66°F
weather icon Clear

Water authority has 30,000 square feet of space for rent in Molasky building

The agency that supplies water to roughly 2 million residents and 40 milllion annual visitors will now try its hand as landlord.

The Southern Nevada Water Authority has taken on its first tenant and plans to lease more unused space at its downtown headquarters.

The valley's wholesale water supplier has about 30,000 square feet of vacant office space scattered throughout the five floors it owns in the Molasky Corporate Center, a 14-story office complex at the corner of City Parkway and Ogden Avenue, southwest of the Spaghetti Bowl.

"I would venture to say that as much of that space as we can lease we will lease," water authority general manager Pat Mulroy said.

The authority also leases two other floors for a total of about 182,000 square feet in the building. All of the floors are at least partially occupied by staff members from the authority and its largest member utility, the Las Vegas Valley Water District.

When the deal was struck in 2004, the authority intentionally secured more space in the building than it needed because the agency was growing along with the rest of the community, Mulroy said.

With the benefit of hindsight, she said, the authority probably shouldn't have bought or leased as many floors as it did.

"But sitting in 2004 who knew 2008 was going to happen?" Mulroy said, referring to the region's economic collapse.

Last week, authority board members approved the first lease of vacant office space in the Molasky building - 3,000 square feet to the firm of Faiss Foley Warren. The deal will bring in about $72,000 a year.

"It's a step in the right direction," said Clark County Commissioner Steve Sisolak, who serves on the water authority board and pushed for the agency to lease its extra office space.

But outspoken water authority critic Ed Uehling trashed the two-year lease, calling it a sweetheart deal for a private company.

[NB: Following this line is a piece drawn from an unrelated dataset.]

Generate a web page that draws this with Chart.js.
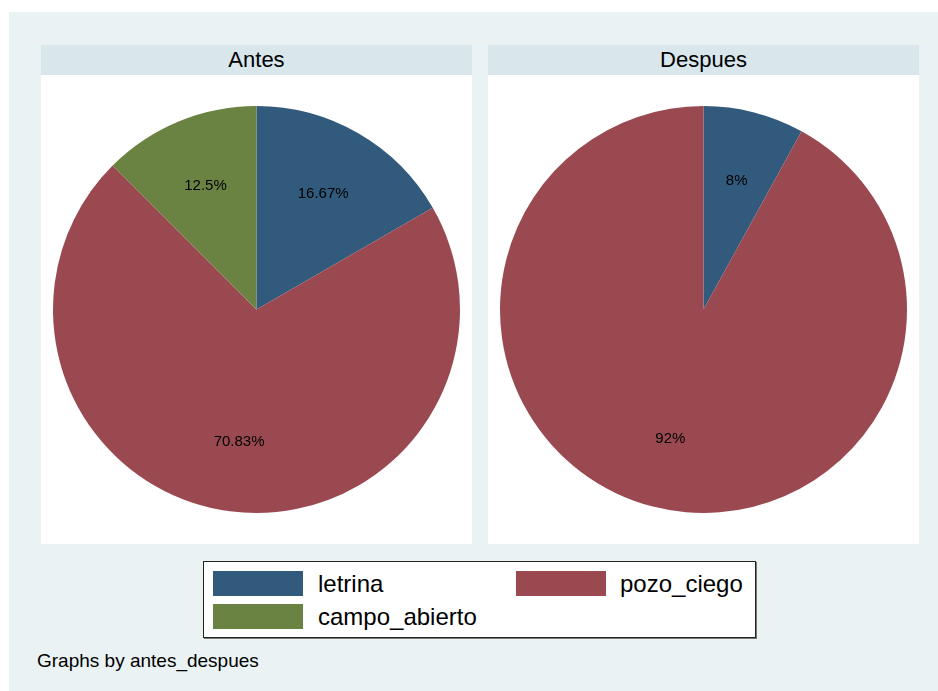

Whoever drew it up should be fired, he said.

"To me, this lease is criminal, and it is made to a very juiced-in law firm in this valley," he said.

Faiss Foley Warren specializes in public relations and government affairs. The firm is under contract with the authority to market the agency's water-smart landscaping program.

Mulroy said Faiss Foley Warren did not get a special deal on its lease because of its business relationship with the authority, nor will being a tenant give the firm a leg up on future consulting contracts.

The roughly $2 per square foot the firm will pay "reflects the going rate for space in office buildings in today's market," Mulroy said.

She added that the lease price does not include janitorial services.

Market analyst Brian Gordon couldn't speak to the specifics of the lease, but he said current conditions are tilted squarely in favor of tenants.

"The office market is struggling to find a bottom," said Gordon, a principal at the research firm Applied Analysis. "Absolutely it's a renter's market."

It's a simple matter of too much supply and not enough demand. The vacancy rate for commercial space valleywide stands at an all-time high of more than 25 percent, and the rate for professional office space is even higher at nearly 28 percent, Gordon said.

That said, the authority's first lease for vacant space in the Molasky building appears to be well below the going rate for high-end office space downtown, which now sits at about $2.64 per square foot.

Gordon noted, however, that the $2.64 figure includes janitorial and other services and represents the average asking price, not the final price currently being negotiated in this tenant-friendly market.

For the two floors it leases in the Molasky Corporate Center, the water authority is locked into 2004 prices ranging from $2.90 to $3.15 per square foot.

The authority charges the water district $2.12 per square foot for the space it leases in the Molasky building.

The authority entered into its current 20-year, lease-purchase agreement with the Molasky Group in 2004, before the building was constructed.

A few months after the building opened in 2007, authority officials decided to buy five of the seven floors they were leasing, claiming the move would save the agency about $1.9 million annually over the next 20 years.

At the time, Molasky Group officials said they were taking a bath on the deal because the building wound up costing considerably more than expected. As a result, the authority paid a guaranteed price of $34.6 million for five floors that cost about $50 million to build, company officials said.